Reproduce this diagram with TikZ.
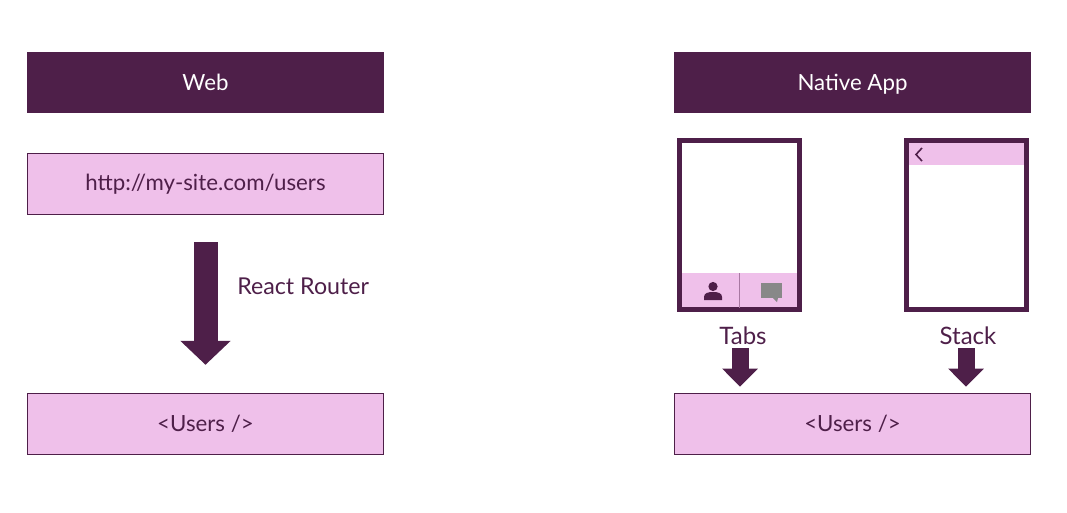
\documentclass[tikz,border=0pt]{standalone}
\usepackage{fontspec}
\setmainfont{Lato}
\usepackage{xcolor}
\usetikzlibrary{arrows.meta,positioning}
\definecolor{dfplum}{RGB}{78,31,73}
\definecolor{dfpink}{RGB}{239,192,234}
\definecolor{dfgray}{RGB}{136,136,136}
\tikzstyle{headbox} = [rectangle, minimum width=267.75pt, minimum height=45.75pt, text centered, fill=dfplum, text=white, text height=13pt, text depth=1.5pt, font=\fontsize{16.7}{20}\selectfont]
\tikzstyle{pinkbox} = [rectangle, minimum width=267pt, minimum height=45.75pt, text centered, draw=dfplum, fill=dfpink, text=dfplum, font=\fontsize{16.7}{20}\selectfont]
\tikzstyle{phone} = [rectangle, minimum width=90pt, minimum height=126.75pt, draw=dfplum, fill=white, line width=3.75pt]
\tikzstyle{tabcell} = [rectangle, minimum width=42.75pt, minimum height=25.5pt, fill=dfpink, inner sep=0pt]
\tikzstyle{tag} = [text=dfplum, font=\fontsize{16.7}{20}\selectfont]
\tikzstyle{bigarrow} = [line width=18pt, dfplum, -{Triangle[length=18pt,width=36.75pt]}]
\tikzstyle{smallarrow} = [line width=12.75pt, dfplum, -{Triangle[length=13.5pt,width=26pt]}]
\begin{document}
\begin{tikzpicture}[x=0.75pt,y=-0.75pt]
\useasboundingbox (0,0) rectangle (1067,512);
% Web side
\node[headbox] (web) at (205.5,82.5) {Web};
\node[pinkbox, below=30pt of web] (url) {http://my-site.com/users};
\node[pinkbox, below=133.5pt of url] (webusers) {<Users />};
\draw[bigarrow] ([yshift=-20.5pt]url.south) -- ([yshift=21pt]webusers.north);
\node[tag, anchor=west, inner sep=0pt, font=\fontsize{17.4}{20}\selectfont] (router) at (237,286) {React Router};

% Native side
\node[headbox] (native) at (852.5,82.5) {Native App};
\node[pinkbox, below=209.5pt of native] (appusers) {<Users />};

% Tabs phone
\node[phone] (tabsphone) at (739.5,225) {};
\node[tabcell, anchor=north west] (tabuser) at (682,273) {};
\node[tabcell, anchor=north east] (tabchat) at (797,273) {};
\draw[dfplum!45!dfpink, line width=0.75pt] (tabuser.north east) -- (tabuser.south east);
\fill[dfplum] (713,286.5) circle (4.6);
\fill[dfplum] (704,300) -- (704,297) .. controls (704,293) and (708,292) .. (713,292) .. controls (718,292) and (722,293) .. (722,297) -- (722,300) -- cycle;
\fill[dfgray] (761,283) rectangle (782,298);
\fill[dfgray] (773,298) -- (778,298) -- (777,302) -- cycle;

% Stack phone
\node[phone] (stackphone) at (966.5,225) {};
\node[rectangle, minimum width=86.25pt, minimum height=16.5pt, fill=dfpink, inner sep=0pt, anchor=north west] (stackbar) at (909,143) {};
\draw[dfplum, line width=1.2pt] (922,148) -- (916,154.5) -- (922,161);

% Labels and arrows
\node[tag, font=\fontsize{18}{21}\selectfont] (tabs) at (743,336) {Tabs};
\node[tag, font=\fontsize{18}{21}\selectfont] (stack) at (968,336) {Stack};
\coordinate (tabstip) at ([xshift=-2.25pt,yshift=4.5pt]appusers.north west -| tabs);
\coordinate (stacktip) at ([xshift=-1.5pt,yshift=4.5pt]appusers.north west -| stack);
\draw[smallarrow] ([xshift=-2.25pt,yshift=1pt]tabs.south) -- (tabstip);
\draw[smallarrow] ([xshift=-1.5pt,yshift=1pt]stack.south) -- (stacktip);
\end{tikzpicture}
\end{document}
=-=-=
What is expected: Return, unchanged, the lines from the first line of the material through the line that holds "below=209.5pt of native]", inclusive, omitting pictures.

Finished exercise:
Reproduce this diagram with TikZ.
\documentclass[tikz,border=0pt]{standalone}
\usepackage{fontspec}
\setmainfont{Lato}
\usepackage{xcolor}
\usetikzlibrary{arrows.meta,positioning}
\definecolor{dfplum}{RGB}{78,31,73}
\definecolor{dfpink}{RGB}{239,192,234}
\definecolor{dfgray}{RGB}{136,136,136}
\tikzstyle{headbox} = [rectangle, minimum width=267.75pt, minimum height=45.75pt, text centered, fill=dfplum, text=white, text height=13pt, text depth=1.5pt, font=\fontsize{16.7}{20}\selectfont]
\tikzstyle{pinkbox} = [rectangle, minimum width=267pt, minimum height=45.75pt, text centered, draw=dfplum, fill=dfpink, text=dfplum, font=\fontsize{16.7}{20}\selectfont]
\tikzstyle{phone} = [rectangle, minimum width=90pt, minimum height=126.75pt, draw=dfplum, fill=white, line width=3.75pt]
\tikzstyle{tabcell} = [rectangle, minimum width=42.75pt, minimum height=25.5pt, fill=dfpink, inner sep=0pt]
\tikzstyle{tag} = [text=dfplum, font=\fontsize{16.7}{20}\selectfont]
\tikzstyle{bigarrow} = [line width=18pt, dfplum, -{Triangle[length=18pt,width=36.75pt]}]
\tikzstyle{smallarrow} = [line width=12.75pt, dfplum, -{Triangle[length=13.5pt,width=26pt]}]
\begin{document}
\begin{tikzpicture}[x=0.75pt,y=-0.75pt]
\useasboundingbox (0,0) rectangle (1067,512);
% Web side
\node[headbox] (web) at (205.5,82.5) {Web};
\node[pinkbox, below=30pt of web] (url) {http://my-site.com/users};
\node[pinkbox, below=133.5pt of url] (webusers) {<Users />};
\draw[bigarrow] ([yshift=-20.5pt]url.south) -- ([yshift=21pt]webusers.north);
\node[tag, anchor=west, inner sep=0pt, font=\fontsize{17.4}{20}\selectfont] (router) at (237,286) {React Router};

% Native side
\node[headbox] (native) at (852.5,82.5) {Native App};
\node[pinkbox, below=209.5pt of native] (appusers) {<Users />};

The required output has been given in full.